I.Dünya Savaşı sonuna gelindiğinde ise, post mortem fotoğrafların popüleritesini yitirdiği görülmektedir. Belli ki artık insanlar ölümü hatırlamak[6. Post mortem fotoğrafların başka bir adı da ‘memento mori’ (ölümü hatırla) fotoğraflarıdır.] istememektedir. Ya da savaş, insanları, ölümün anımsanmasına gerek duyulmayacak kadar yakında olduğuna ikna etmiştir.

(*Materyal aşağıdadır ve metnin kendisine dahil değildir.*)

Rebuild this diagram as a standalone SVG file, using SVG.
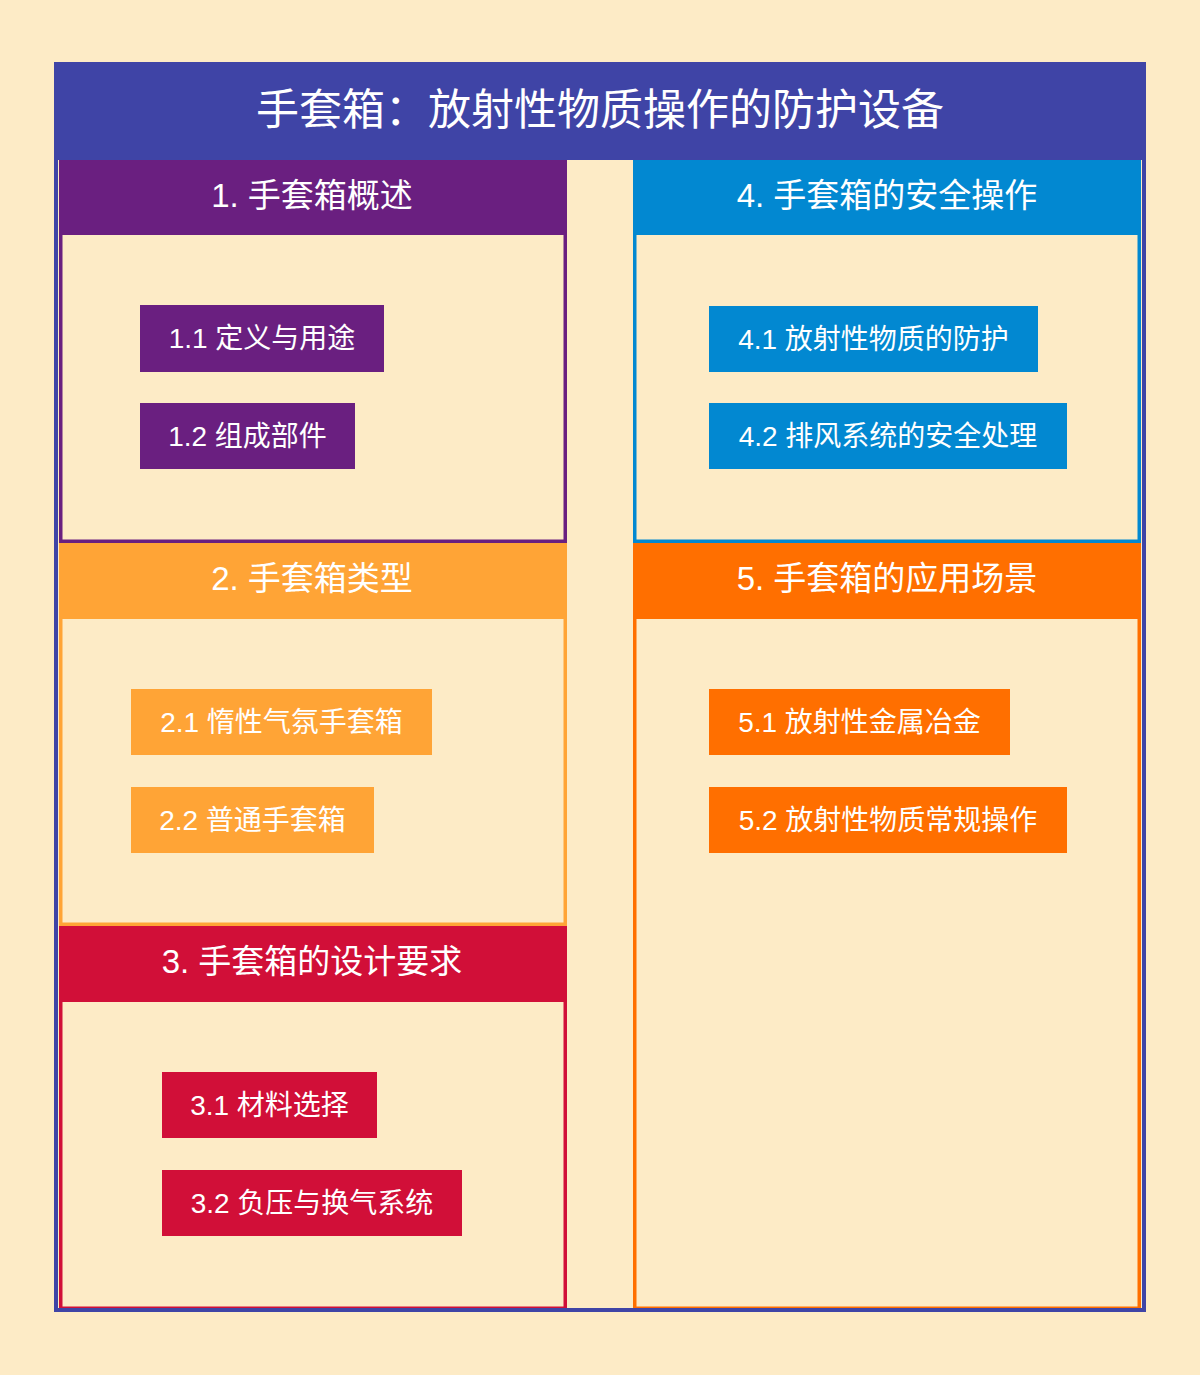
<svg xmlns="http://www.w3.org/2000/svg" width="1200" height="1375" viewBox="0 0 1200 1375">
<style>
text{font-family:"Liberation Sans","Noto Sans CJK SC",sans-serif;fill:#FFFFFF;text-anchor:middle}
.title{font-size:43px}
.head{font-size:33px}
.item{font-size:28px}
.sec{fill:#FDEBC6;stroke-width:3.5}
.c1{fill:#6A1F80}.s1{stroke:#6A1F80}
.c2{fill:#FFA436}.s2{stroke:#FFA436}
.c3{fill:#D10F38}.s3{stroke:#D10F38}
.c4{fill:#0288D1}.s4{stroke:#0288D1}
.c5{fill:#FF6F00}.s5{stroke:#FF6F00}
</style>
<rect x="0" y="0" width="1200" height="1375" fill="#FDEBC6"/>
<g id="title">
<rect x="56" y="62" width="1088" height="98" fill="#3F44A6"/>
<text class="title" x="600" y="125">手套箱：放射性物质操作的防护设备</text>
</g>
<g id="section1">
<rect class="sec s1" x="60.75" y="161.75" width="504.5" height="379.5"/>
<rect class="c1" x="59" y="160" width="508" height="75"/>
<text class="head" x="312" y="207">1. 手套箱概述</text>
</g>
<g id="section2">
<rect class="sec s2" x="60.75" y="544.75" width="504.5" height="379.5"/>
<rect class="c2" x="59" y="543" width="508" height="76"/>
<text class="head" x="312" y="590">2. 手套箱类型</text>
</g>
<g id="section3">
<rect class="sec s3" x="60.75" y="927.75" width="504.5" height="380.5"/>
<rect class="c3" x="59" y="926" width="508" height="76"/>
<text class="head" x="312" y="973">3. 手套箱的设计要求</text>
</g>
<g id="section4">
<rect class="sec s4" x="634.75" y="161.75" width="504.5" height="379.5"/>
<rect class="c4" x="633" y="160" width="508" height="75"/>
<text class="head" x="887" y="207">4. 手套箱的安全操作</text>
</g>
<g id="section5">
<rect class="sec s5" x="634.75" y="544.75" width="504.5" height="763.5"/>
<rect class="c5" x="633" y="543" width="508" height="76"/>
<text class="head" x="887" y="590">5. 手套箱的应用场景</text>
</g>
<g id="item1-1"><rect class="c1" x="140" y="305" width="244" height="67"/><text class="item" x="262" y="348">1.1 定义与用途</text></g>
<g id="item1-2"><rect class="c1" x="140" y="403" width="215" height="66"/><text class="item" x="247.5" y="446">1.2 组成部件</text></g>
<g id="item2-1"><rect class="c2" x="131" y="689" width="301" height="66"/><text class="item" x="281.5" y="732">2.1 惰性气氛手套箱</text></g>
<g id="item2-2"><rect class="c2" x="131" y="787" width="243" height="66"/><text class="item" x="252.5" y="830">2.2 普通手套箱</text></g>
<g id="item3-1"><rect class="c3" x="162" y="1072" width="215" height="66"/><text class="item" x="269.5" y="1115">3.1 材料选择</text></g>
<g id="item3-2"><rect class="c3" x="162" y="1170" width="300" height="66"/><text class="item" x="312" y="1213">3.2 负压与换气系统</text></g>
<g id="item4-1"><rect class="c4" x="709" y="306" width="329" height="66"/><text class="item" x="873.5" y="349">4.1 放射性物质的防护</text></g>
<g id="item4-2"><rect class="c4" x="709" y="403" width="358" height="66"/><text class="item" x="888" y="446">4.2 排风系统的安全处理</text></g>
<g id="item5-1"><rect class="c5" x="709" y="689" width="301" height="66"/><text class="item" x="859.5" y="732">5.1 放射性金属冶金</text></g>
<g id="item5-2"><rect class="c5" x="709" y="787" width="358" height="66"/><text class="item" x="888" y="830">5.2 放射性物质常规操作</text></g>
<g id="connectors"></g>
<g id="frame">
<rect x="56" y="64" width="1088" height="1246" fill="none" stroke="#3F44A6" stroke-width="4"/>
</g>
</svg>
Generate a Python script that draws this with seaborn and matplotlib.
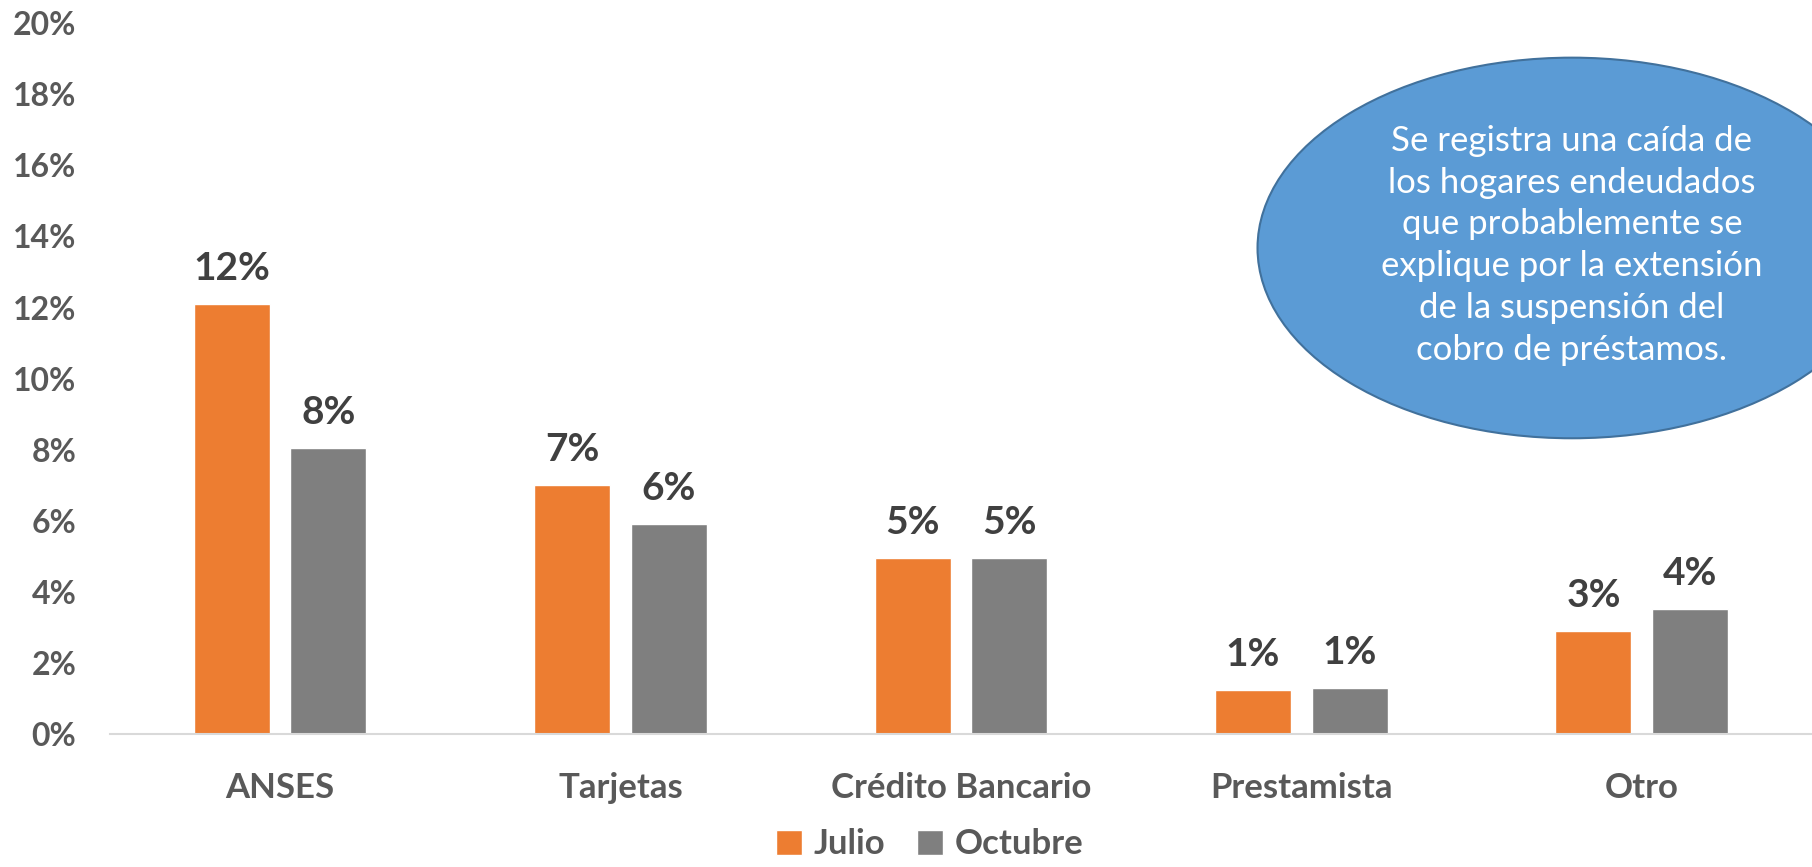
import matplotlib
matplotlib.use("Agg")
import matplotlib.pyplot as plt
from matplotlib.patches import Ellipse
import seaborn as sns
import pandas as pd

# data (percent)
categories = ["ANSES", "Tarjetas", "Crédito Bancario", "Prestamista", "Otro"]
julio = [12.1, 7.0, 4.95, 1.25, 2.9]
octubre = [8.05, 5.9, 4.95, 1.3, 3.52]
series_names = ["Julio", "Octubre"]
y_ticks = [0, 2, 4, 6, 8, 10, 12, 14, 16, 18, 20]
note = ("Se registra una caída de\nlos hogares endeudados\nque probablemente se\n"
        "explique por la extensión\nde la suspensión del\ncobro de préstamos.")

df = pd.DataFrame({
    "cat": categories * 2,
    "serie": [series_names[0]] * len(categories) + [series_names[1]] * len(categories),
    "val": julio + octubre,
})

sns.set_theme(style="white")
plt.rcParams["font.family"] = ["Lato", "DejaVu Sans"]

fig = plt.figure(figsize=(18.12, 8.67), dpi=100)
ax = fig.add_axes([0.0606, 0.1533, 0.9394, 0.82])

pal = {"Julio": "#ED7D31", "Octubre": "#7F7F7F"}
sns.barplot(data=df, x="cat", y="val", hue="serie", palette=pal,
            width=0.568, gap=0.214, saturation=1, ax=ax, legend=True)

for cont in ax.containers:
    vals = [b.get_height() for b in cont]
    ax.bar_label(cont, labels=[f"{v:.0f}%" for v in vals], padding=13,
                 fontsize=28, fontweight="bold", color="#404040")

ax.set_xlim(-0.5, 4.5)
ax.set_ylim(0, 20)
ax.set_yticks(y_ticks)
ax.set_yticklabels([f"{t}%" for t in y_ticks])
ax.set_xlabel("")
ax.set_ylabel("")
ax.tick_params(axis="y", length=0, pad=24, labelsize=23, labelcolor="#595959")
ax.tick_params(axis="x", length=0, pad=27, labelsize=25, labelcolor="#595959")
for lab in ax.get_xticklabels() + ax.get_yticklabels():
    lab.set_fontweight("bold")

for s in ["top", "right", "left"]:
    ax.spines[s].set_visible(False)
ax.spines["bottom"].set_color("#D9D9D9")
ax.spines["bottom"].set_linewidth(1.5)

handles, labels = ax.get_legend_handles_labels()
ax.get_legend().remove()
fig.legend(handles, labels, loc="center", bbox_to_anchor=(0.513, 0.026), ncol=2,
           frameon=False, handlelength=0.75, handleheight=0.75, handletextpad=0.35,
           columnspacing=0.9, prop={"weight": "bold", "size": 25},
           labelcolor="#595959", borderpad=0.1)

ell = Ellipse((0.8675, 0.714), 0.347, 0.439, transform=fig.transFigure,
              facecolor="#5B9BD5", edgecolor="#41719C", linewidth=1.5)
fig.add_artist(ell)
fig.text(0.8675, 0.717, note, ha="center", va="center", color="white",
         fontsize=25, linespacing=1.38)

fig.savefig("out.png", dpi=100)
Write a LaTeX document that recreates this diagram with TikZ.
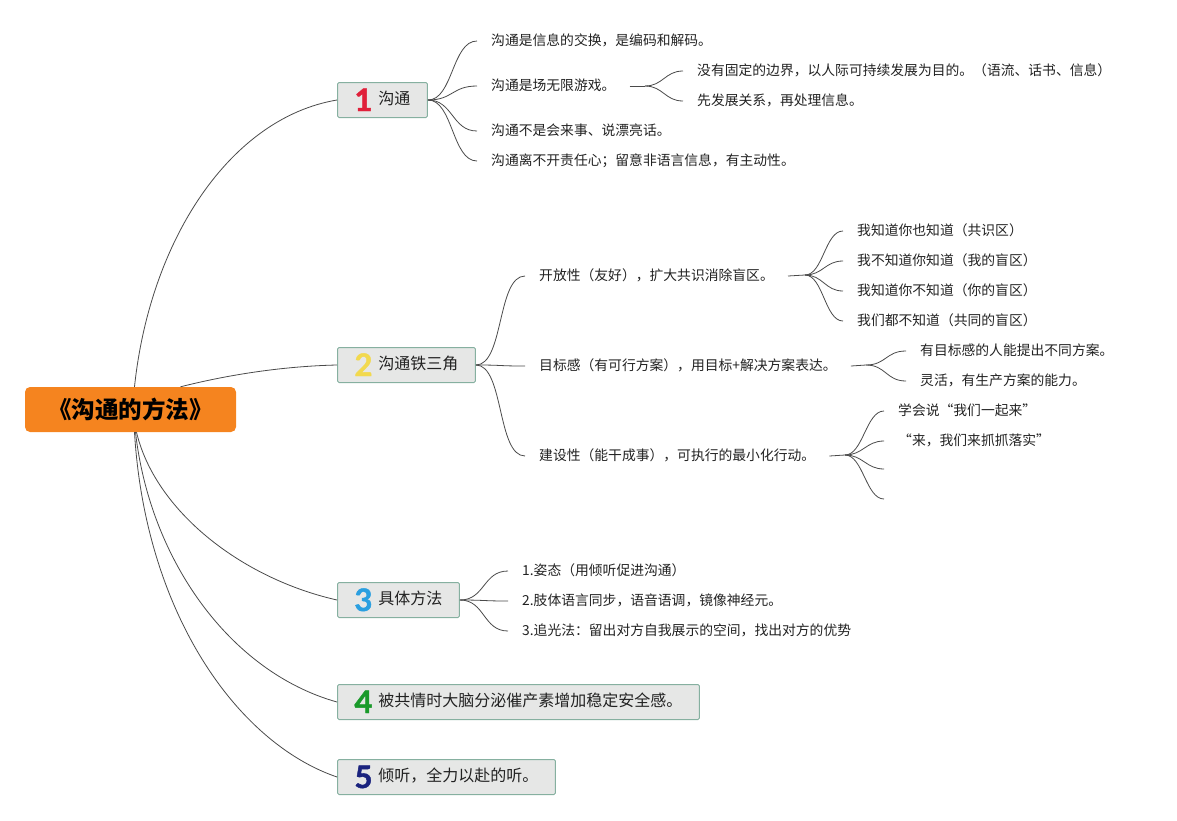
\documentclass[tikz,border=0pt]{standalone}
\usepackage{fontspec}
\setmainfont{Noto Sans CJK SC}
\newfontfamily\numfont{Lato}[FakeBold=1.5]
\definecolor{rootorange}{HTML}{F5841F}
\definecolor{boxfill}{HTML}{E6E7E6}
\definecolor{boxline}{HTML}{86B0A0}
\definecolor{txt}{HTML}{222222}
\definecolor{lnk}{HTML}{4A4A4A}
\definecolor{nred}{HTML}{E0203A}
\definecolor{nyellow}{HTML}{F2D94E}
\definecolor{nblue}{HTML}{2A9FE0}
\definecolor{ngreen}{HTML}{1A9A2A}
\definecolor{nnavy}{HTML}{1A237E}
\newcommand{\mknum}[2]{\raisebox{-6.5pt}[0pt][0pt]{\fontsize{31}{31}\selectfont\numfont\bfseries\textcolor{#1}{#2}}\hspace{6pt}}
\begin{document}
\begin{tikzpicture}[x=1pt,y=-1pt,
  rootbox/.style={draw=none,fill=rootorange,rounded corners=5pt,minimum width=211pt,minimum height=45pt,
    font=\fontsize{23.5}{26}\selectfont\bfseries,text=black,inner sep=0pt},
  topic/.style={draw=boxline,line width=1pt,fill=boxfill,rounded corners=1.5pt,anchor=west,minimum height=35pt,
    inner xsep=17pt,inner ysep=0pt,font=\fontsize{16}{18}\selectfont,text=txt,text height=11pt,text depth=2pt},
  leaf/.style={anchor=west,inner xsep=14pt,inner ysep=2pt,font=\fontsize{13.8}{16}\selectfont,text=txt,
    text height=10.5pt,text depth=2.5pt},
  mainln/.style={draw=lnk,line width=0.8pt},
  brln/.style={draw=lnk,line width=0.8pt},
]
\useasboundingbox (0,0) rectangle (1177,820);

% root
\node[rootbox] (root) at (130.5,409.5) {《沟通的方法》};

% topics
\node[topic] (b1) at (337,100) {\mknum{nred}{1}沟通};
\node[topic] (b2) at (337,365) {\mknum{nyellow}{2}沟通铁三角};
\node[topic] (b3) at (337,600) {\mknum{nblue}{3}具体方法};
\node[topic] (b4) at (337,702) {\mknum{ngreen}{4}被共情时大脑分泌催产素增加稳定安全感。};
\node[topic] (b5) at (337,777) {\mknum{nnavy}{5}倾听，全力以赴的听。};

% root connectors
\draw[mainln] ([xshift=4pt]root.north) .. controls (150,240) and (230,118) .. (b1.west);
\draw[mainln] ([xshift=50pt]root.north) .. controls (235,373) and (290,366) .. (b2.west);
\draw[mainln] ([xshift=6pt]root.south) .. controls (155,510) and (240,578) .. (b3.west);
\draw[mainln] ([xshift=5pt]root.south) .. controls (150,560) and (230,672) .. (b4.west);
\draw[mainln] ([xshift=4pt]root.south) .. controls (145,610) and (235,742) .. (b5.west);

% branch 1
\node[leaf] (c11) at (477,41) {沟通是信息的交换，是编码和解码。};
\node[leaf] (c12) at (477,86) {沟通是场无限游戏。};
\node[leaf] (c13) at (477,131) {沟通不是会来事、说漂亮话。};
\node[leaf] (c14) at (477,161) {沟通离不开责任心；留意非语言信息，有主动性。};
\foreach \c in {c11,c12,c13,c14}
  \draw[brln] (b1.east) .. controls +(25,0) and +(-25,0) .. (\c.west);

\coordinate (f12) at (645,86);
\node[leaf] (d121) at (683,71) {没有固定的边界，以人际可持续发展为目的。（语流、话书、信息）};
\node[leaf] (d122) at (683,101) {先发展关系，再处理信息。};
\draw[brln] (c12.east) -- (f12);
\foreach \c in {d121,d122}
  \draw[brln] (f12) .. controls +(18,0) and +(-18,0) .. (\c.west);

% branch 2
\node[leaf] (c21) at (525,276) {开放性（友好），扩大共识消除盲区。};
\node[leaf] (c22) at (525,366) {目标感（有可行方案），用目标+解决方案表达。};
\node[leaf] (c23) at (525,456) {建设性（能干成事），可执行的最小化行动。};
\foreach \c in {c21,c22,c23}
  \draw[brln] (b2.east) .. controls +(28,0) and +(-28,0) .. (\c.west);

\coordinate (f21) at (805,275);
\node[leaf] (d211) at (843,231) {我知道你也知道（共识区）};
\node[leaf] (d212) at (843,261) {我不知道你知道（我的盲区）};
\node[leaf] (d213) at (843,291) {我知道你不知道（你的盲区）};
\node[leaf] (d214) at (843,321) {我们都不知道（共同的盲区）};
\draw[brln] (c21.east) -- (f21);
\foreach \c in {d211,d212,d213,d214}
  \draw[brln] (f21) .. controls +(18,0) and +(-18,0) .. (\c.west);

\coordinate (f22) at (866,365);
\node[leaf] (d221) at (906,351) {有目标感的人能提出不同方案。};
\node[leaf] (d222) at (906,381) {灵活，有生产方案的能力。};
\draw[brln] (c22.east) -- (f22);
\foreach \c in {d221,d222}
  \draw[brln] (f22) .. controls +(20,0) and +(-20,0) .. (\c.west);

\coordinate (f23) at (845,455);
\node[leaf] (d231) at (884,411) {学会说“我们一起来”};
\node[leaf] (d232) at (884,441) {“来，我们来抓抓落实”};
\coordinate (e233) at (884,469);
\coordinate (e234) at (884,499);
\draw[brln] (c23.east) -- (f23);
\foreach \c in {d231.west,d232.west,e233,e234}
  \draw[brln] (f23) .. controls +(18,0) and +(-18,0) .. (\c);

% branch 3
\node[leaf] (c31) at (508,571) {1.姿态（用倾听促进沟通）};
\node[leaf] (c32) at (508,601) {2.肢体语言同步，语音语调，镜像神经元。};
\node[leaf] (c33) at (508,631) {3.追光法：留出对方自我展示的空间，找出对方的优势};
\foreach \c in {c31,c32,c33}
  \draw[brln] (b3.east) .. controls +(25,0) and +(-25,0) .. (\c.west);
\end{tikzpicture}
\end{document}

Ölümün ve ölünün kucaklanabilirliğinin kanıtı niteliğinde olan post mortem fotoğrafların, 2013 yılında insanlara neden bu kadar korkutucu geldiğine gelince; bir dönemin yas biçimi ve anma sürecinin bir parçası olan görülen bu fotoğraflara, günümüzde ne tepki verileceği bilinemiyor. Kendisi için tekinsiz olan bu deneyimleme de haliyle, korkmaya neden oluyor. Ne ile yüz yüze olduklarını pek de bilmeyen insanlar, bilmedikleri için korkuyor:
‘bir bubi tuzağı sessizliği hüküm sürüyor
türlü olasılıklarla yüklü
olağanüstü iri
bir o kadar da tehditkar
(bilmem yanılıyor muyum)
beni dehşete düşürmek istiyorlar’ (Atilla İlhan)[7. Atilla İlhan, (2004) ‘Korkunun Krallığı’, İş Bankası Kültür Yayınları, İstanbul.]
Post mortem fotoğraflardan korkmayanlar da var. Onlar, aksine bu fotoğrafları ilgi çekici buluyor. Bunu aşkınlaştırıcı bir ifadeyle şöyle açıklamak mümkün; bu fotoğraflar ilgi çekici –özellikle gözleri açık halde fotoğraflanmış olan ölülerin görselleri- çünkü onlarda ölümün gözlerini görüyoruz. Ve ne kadar istesek de (ya da istemesek) ölümün gözlerini görmek kolay yakalanacak bir fırsat değil.
Ve sonuç olarak, Atilla İlhan’ın çoktan kabullendiği görüşle bitirmek gerek; ‘Dünyada başka hakikat yoktur: ölürsün!’